Ash Soames, who lives close to the spot at Bunessan, agreed to keep an eye on them but the next day found one of the owlets had vanished overnight and that the other two were getting weak and hungry.
With advice from Mull’s RSPB officer David Sexton, the two baby owls were moved on a late night flit to the Lochdon home of David and Val Owen who have years of experience of bringing up owls.
After a touch-and-go night, the weakest chick survived against the odds and now both of them are thriving , eating well, putting on weight and are starting to show their first feathers.
The plan is to release them back into the wild soon but until then, adoptive parents Mr and Mrs Owen will keep leaving food nearby until they can fend for themselves and ‘fly the nest.’
As for the missing chick they can only hope it went walkabout and is now back under the wing of its real parents being fed.
Mr and Mrs Owen who moved up from Norfolk over two years ago bringing their own owls with them, have a track record on Mull for helping rescue birds of prey including a buzzard, a Tawny who got stuck behind glass and another owl trapped in a slurry pit.

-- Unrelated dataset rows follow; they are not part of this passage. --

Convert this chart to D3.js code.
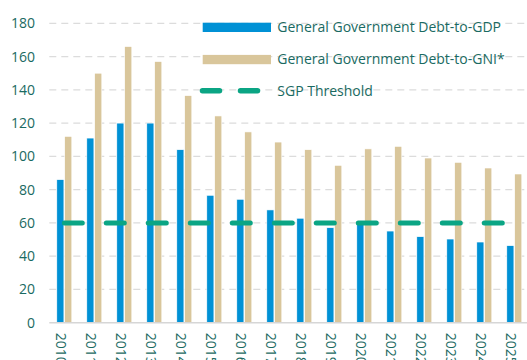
<!DOCTYPE html>
<html>
<head>
<meta charset="utf-8">
<script src="https://cdn.jsdelivr.net/npm/d3@7"></script>
<style>
  html, body { margin: 0; padding: 0; background: #fff; }
  svg { display: block; font-family: "Open Sans", sans-serif; }
</style>
</head>
<body>
<svg id="chart" width="527" height="360"></svg>
<script>
// Irish general government debt ratios (% of GDP / % of GNI*)
const years = ["2010","2011","2012","2013","2014","2015","2016","2017",
               "2018","2019","2020","2021","2022","2023","2024","2025"];
const debtToGDP  = [86, 111, 120, 120, 104, 76.6, 74.2, 67.8, 62.8, 57.1, 59, 55.1, 51.7, 50.3, 48.5, 46.3];
const debtToGNI  = [112, 150, 166, 157, 136.5, 124.3, 114.7, 108.6, 104, 94.6, 104.5, 106, 99, 96.4, 93, 89.4];
const sgpThreshold = years.map(() => 60);
const yTicks = [0, 20, 40, 60, 80, 100, 120, 140, 160, 180];
const seriesNames = ["General Government Debt-to-GDP", "General Government Debt-to-GNI*", "SGP Threshold"];

const colors = { gdp: "#0091D5", gni: "#D9C69B", sgp: "#0BA584", text: "#1A6A62", grid: "#DCDCDC" };

const svg = d3.select("#chart");
const left = 49.3, step = 30;
const x0 = d3.scaleBand().domain(years)
  .range([left, left + step * years.length])
  .paddingInner(0.5).paddingOuter(0.25);
const x1 = d3.scaleBand().domain(["gdp", "gni"])
  .range([0, x0.bandwidth()]).paddingInner(0.1);
const y = d3.scaleLinear().domain([0, 180]).range([322.7, 23.3]);

// horizontal dashed gridlines
svg.append("g").selectAll("line")
  .data(yTicks.filter(d => d > 0))
  .join("line")
  .attr("x1", left).attr("x2", 527)
  .attr("y1", d => y(d)).attr("y2", d => y(d))
  .attr("stroke", colors.grid).attr("stroke-width", 1.3)
  .attr("stroke-dasharray", "7 5");

// y-axis tick labels
const yAxis = d3.axisLeft(y).tickValues(yTicks).tickSize(0).tickPadding(0);
const ya = svg.append("g").attr("transform", "translate(35,0)").call(yAxis);
ya.select(".domain").remove();
ya.selectAll("text")
  .attr("fill", colors.text).attr("font-size", 14)
  .attr("font-family", "'Open Sans', sans-serif");

// bars
const rows = years.map((yr, i) => ({ year: yr, gdp: debtToGDP[i], gni: debtToGNI[i] }));
const groups = svg.append("g").selectAll("g")
  .data(rows).join("g")
  .attr("transform", d => `translate(${x0(d.year)},0)`);
groups.selectAll("rect")
  .data(d => ["gdp", "gni"].map(k => ({ key: k, value: d[k] })))
  .join("rect")
  .attr("x", d => x1(d.key))
  .attr("width", x1.bandwidth())
  .attr("y", d => y(d.value))
  .attr("height", d => y(0) - y(d.value))
  .attr("fill", d => colors[d.key])
  .attr("stroke", "#fff").attr("stroke-width", 0.6);

// baseline
svg.append("line")
  .attr("x1", left).attr("x2", 527)
  .attr("y1", y(0)).attr("y2", y(0))
  .attr("stroke", "#D6D6D6").attr("stroke-width", 1.5);

// SGP threshold line
const line = d3.line()
  .x((d, i) => x0(years[i]) + x0.bandwidth() / 2)
  .y(d => y(d));
svg.append("path")
  .datum(sgpThreshold)
  .attr("d", line)
  .attr("fill", "none")
  .attr("stroke", colors.sgp).attr("stroke-width", 5)
  .attr("stroke-linecap", "round")
  .attr("stroke-dasharray", "18 24");

// x-axis labels, rotated
const xAxis = d3.axisBottom(x0).tickSize(0).tickPadding(0);
const xa = svg.append("g").attr("transform", `translate(-3,${y(0) + 10})`).call(xAxis);
xa.select(".domain").remove();
xa.selectAll("text")
  .attr("fill", colors.text).attr("font-size", 14)
  .attr("font-family", "'Open Sans', sans-serif")
  .attr("transform", "rotate(90)")
  .attr("text-anchor", "start")
  .attr("dy", "0.35em")
  .attr("x", 0).attr("y", 0);

// legend
const legend = svg.append("g");
const legY = [27.3, 59.5, 90.7];
legend.append("rect").attr("x", 202.7).attr("y", legY[0] - 4.6)
  .attr("width", 68.3).attr("height", 9.3).attr("fill", colors.gdp);
legend.append("rect").attr("x", 202.7).attr("y", legY[1] - 4.6)
  .attr("width", 68.3).attr("height", 9.3).attr("fill", colors.gni);
legend.append("line").attr("x1", 202.5).attr("x2", 271)
  .attr("y1", legY[2]).attr("y2", legY[2])
  .attr("stroke", colors.sgp).attr("stroke-width", 5.5)
  .attr("stroke-linecap", "round").attr("stroke-dasharray", "17 21");
legend.selectAll("text")
  .data(seriesNames).join("text")
  .attr("x", 277.3).attr("y", (d, i) => legY[i])
  .attr("dy", "0.35em")
  .attr("fill", colors.text).attr("font-size", 14)
  .text(d => d);
</script>
</body>
</html>
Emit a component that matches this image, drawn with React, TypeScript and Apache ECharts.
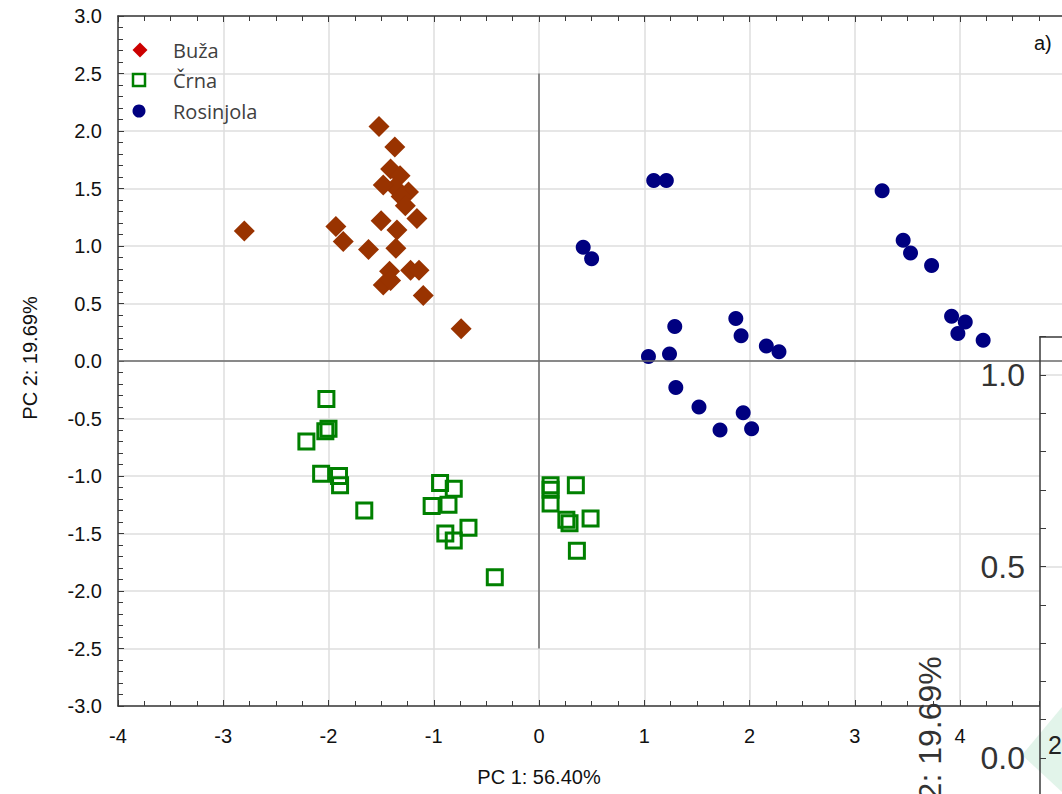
import React, { useEffect, useRef } from "react";
import * as echarts from "echarts";

// ---- data (PCA scores) ----
const groupNames = ["Buža", "Črna", "Rosinjola"];

const buzaX = [-1.52, -1.37, -1.41, -1.32, -1.37, -1.48, -1.24, -1.31, -1.27, -1.16, -1.50, -1.93, -2.80, -1.35, -1.86, -1.62, -1.36, -1.42, -1.22, -1.14, -1.48, -1.41, -1.10, -0.74];
const buzaY = [2.04, 1.86, 1.67, 1.61, 1.51, 1.53, 1.47, 1.43, 1.35, 1.24, 1.22, 1.17, 1.13, 1.14, 1.04, 0.97, 0.98, 0.78, 0.79, 0.79, 0.66, 0.70, 0.57, 0.28];

const crnaX = [-2.02, -2.00, -2.03, -2.21, -2.07, -1.90, -1.89, -1.66, -0.94, -0.81, -1.02, -0.86, -0.67, -0.89, -0.81, -0.42, 0.11, 0.11, 0.35, 0.11, 0.26, 0.29, 0.49, 0.36];
const crnaY = [-0.33, -0.59, -0.61, -0.70, -0.98, -1.00, -1.08, -1.30, -1.06, -1.11, -1.26, -1.25, -1.45, -1.50, -1.56, -1.88, -1.08, -1.12, -1.08, -1.24, -1.38, -1.41, -1.37, -1.65];

const rosX = [1.09, 1.21, 0.42, 0.50, 1.29, 1.87, 1.92, 2.16, 2.28, 1.04, 1.24, 1.30, 1.52, 1.94, 1.72, 2.02, 3.26, 3.46, 3.53, 3.73, 3.92, 4.05, 3.98, 4.22];
const rosY = [1.57, 1.57, 0.99, 0.89, 0.30, 0.37, 0.22, 0.13, 0.08, 0.04, 0.06, -0.23, -0.40, -0.45, -0.60, -0.59, 1.48, 1.05, 0.94, 0.83, 0.39, 0.34, 0.24, 0.18];

const xAxisTitle = "PC 1: 56.40%";
const yAxisTitle = "PC 2: 19.69%";
const panelLabel = "a)";
const insetTickLabels = [0, 0.5, 1.0];

const zip = (xs: number[], ys: number[]) => xs.map((x, i) => [x, ys[i]]);

export default function App() {
  const ref = useRef<HTMLDivElement>(null);

  useEffect(() => {
    if (!ref.current) return;
    const chart = echarts.init(ref.current, null, { renderer: "svg" });
    const axisColor = "#3a3a3a";
    const gridColor = "#dedede";
    const font = "'Liberation Sans', Arial, sans-serif";
    const legendFont = "'Open Sans', 'Noto Sans', sans-serif";

    const mainAxisLine = { show: true, onZero: false, lineStyle: { color: axisColor, width: 1.5 } };
    const tick = { show: true, inside: true, length: 6, lineStyle: { color: axisColor, width: 1 } };

    const option: any = {
      animation: false,
      grid: [
        { left: 118, top: 16, width: 947.25, height: 690, outerBoundsMode: "none", containLabel: false },
        { left: 1040, top: 336.7, width: 120, height: 459.6, show: true, backgroundColor: "#ffffff", borderWidth: 0, z: 3, outerBoundsMode: "none", containLabel: false },
      ],
      xAxis: [
        {
          gridIndex: 0, type: "value", min: -4, max: 5, interval: 1, position: "bottom",
          axisLine: mainAxisLine, axisTick: tick,
          minorTick: { show: true, splitNumber: 4, length: 5, lineStyle: { color: axisColor, width: 1 } },
          splitLine: { show: true, lineStyle: { color: gridColor, width: 1.5 } },
          axisLabel: { formatter: (v: number) => (v > 4.5 ? "" : String(v)), fontSize: 20, color: "#111", fontFamily: font, margin: 20 },
        },
        {
          gridIndex: 0, type: "value", min: -4, max: 5, interval: 1, position: "top",
          axisLine: mainAxisLine, axisTick: tick,
          minorTick: { show: true, splitNumber: 4, length: 5, lineStyle: { color: axisColor, width: 1 } },
          splitLine: { show: false }, axisLabel: { show: false },
        },
        {
          gridIndex: 1, type: "value", min: 0, max: 1, position: "top", z: 6,
          axisLine: { show: true, onZero: false, lineStyle: { color: axisColor, width: 1.5 } },
          axisTick: { show: false }, axisLabel: { show: false }, splitLine: { show: false },
        },
      ],
      yAxis: [
        {
          gridIndex: 0, type: "value", min: -3, max: 3, interval: 0.5, position: "left",
          axisLine: mainAxisLine, axisTick: tick,
          minorTick: { show: true, splitNumber: 5, length: 5, lineStyle: { color: axisColor, width: 1 } },
          splitLine: { show: true, lineStyle: { color: gridColor, width: 1.5 } },
          axisLabel: { formatter: (v: number) => v.toFixed(1), fontSize: 20, color: "#111", fontFamily: font, margin: 16 },
        },
        {
          gridIndex: 1, type: "value", min: -0.1, max: 1.1, interval: 0.1, position: "left", z: 6,
          axisLine: { show: true, onZero: false, lineStyle: { color: axisColor, width: 1.5 } },
          axisTick: { show: true, inside: true, length: 6, lineStyle: { color: axisColor, width: 1 } },
          splitLine: { show: false },
          axisLabel: {
            formatter: (v: number) => {
              const hit = insetTickLabels.find((t) => Math.abs(t - v) < 1e-6);
              return hit === undefined ? "" : hit.toFixed(1);
            },
            fontSize: 32, color: "#333", fontFamily: font, margin: 15,
          },
        },
      ],
      series: [
        {
          type: "line", xAxisIndex: 0, yAxisIndex: 0, data: [], z: 1, silent: true,
          markLine: {
            silent: true, symbol: ["none", "none"], label: { show: false },
            lineStyle: { color: "#6a6a6a", width: 1.5, type: "solid" },
            data: [
              [{ coord: [0, -2.5] }, { coord: [0, 2.5] }],
              [{ coord: [-4, 0] }, { coord: [5, 0] }],
            ],
          },
        },
        {
          name: groupNames[0], type: "scatter", xAxisIndex: 0, yAxisIndex: 0,
          symbol: "diamond", symbolSize: 21, itemStyle: { color: "#993300", opacity: 1 },
          data: zip(buzaX, buzaY),
        },
        {
          name: groupNames[1], type: "scatter", xAxisIndex: 0, yAxisIndex: 0,
          symbol: "rect", symbolSize: 15,
          itemStyle: { color: "rgba(0,0,0,0)", borderColor: "#008000", borderWidth: 3, opacity: 1 },
          data: zip(crnaX, crnaY),
        },
        {
          name: groupNames[2], type: "scatter", xAxisIndex: 0, yAxisIndex: 0,
          symbol: "circle", symbolSize: 15, itemStyle: { color: "#000080", opacity: 1 },
          data: zip(rosX, rosY),
        },
        {
          type: "line", xAxisIndex: 2, yAxisIndex: 1, data: [], z: 5, silent: true,
          markLine: {
            silent: true, symbol: ["none", "none"], label: { show: false },
            lineStyle: { color: gridColor, width: 1.5, type: "solid" },
            data: [{ yAxis: 0.5 }, { yAxis: 1.0 }],
          },
        },
      ],
      graphic: [
        // legend
        { type: "polygon", z: 10, shape: { points: [[140, 42.5], [147.5, 50], [140, 57.5], [132.5, 50]] }, style: { fill: "#cc0000" } },
        { type: "rect", z: 10, shape: { x: 133, y: 74, width: 12, height: 12 }, style: { fill: "none", stroke: "#008000", lineWidth: 2.5 } },
        { type: "circle", z: 10, shape: { cx: 139, cy: 111, r: 6.5 }, style: { fill: "#000080" } },
        { type: "text", z: 10, x: 173, y: 50, style: { text: groupNames[0], fontSize: 20, fontFamily: legendFont, fill: "#404040", verticalAlign: "middle" } },
        { type: "text", z: 10, x: 173, y: 80, style: { text: groupNames[1], fontSize: 20, fontFamily: legendFont, fill: "#404040", verticalAlign: "middle" } },
        { type: "text", z: 10, x: 173, y: 111, style: { text: groupNames[2], fontSize: 20, fontFamily: legendFont, fill: "#404040", verticalAlign: "middle" } },
        // panel label and axis titles
        { type: "text", z: 10, x: 1034, y: 43, style: { text: panelLabel, fontSize: 20, fontFamily: font, fill: "#111", verticalAlign: "middle" } },
        { type: "text", z: 10, x: 539, y: 777, style: { text: xAxisTitle, fontSize: 20, fontFamily: font, fill: "#111", align: "center", verticalAlign: "middle" } },
        { type: "text", z: 10, x: 30, y: 358, rotation: Math.PI / 2, style: { text: yAxisTitle, fontSize: 20, fontFamily: font, fill: "#111", align: "center", verticalAlign: "middle" } },
        // overlapping neighbouring panel fragments
        { type: "polygon", z: 4, shape: { points: [[1022, 755], [1062, 707], [1062, 792]] }, style: { fill: "#e2f4ea" } },
        { type: "text", z: 11, x: 930, y: 755, rotation: Math.PI / 2, style: { text: yAxisTitle, fontSize: 32, fontFamily: font, fill: "#333", align: "center", verticalAlign: "middle" } },
        { type: "text", z: 11, x: 1048, y: 757, style: { text: "2", fontSize: 25, fontFamily: font, fill: "#222", verticalAlign: "bottom" } },
      ],
    };

    chart.setOption(option);
    return () => chart.dispose();
  }, []);

  return <div ref={ref} style={{ position: "fixed", left: 0, top: 0, width: 1062, height: 794, background: "#fff" }} />;
}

‘I can’t believe these owlets managed to survive the lorry journey without being squashed in the middle of all the logs, they must’ve clung on tight,’ said Mrs Owen.
Mr Sexton said: ‘It’s great to hear of a heart-warming story like this, especially now at times like this.
‘Clearly, this case was exceptional. Eddie must have been so skilled and careful picking up the logs not to injure the owlets! It’s an incredible story
of survival and now thanks to Ash, David and Val they’re well on their way to a bright future back in the wild.’
Usually advice is to leave owlets alone because it seems they have a bit of wanderlust, walking away from the nest and climbing about while still being fed by their parents is quite normal.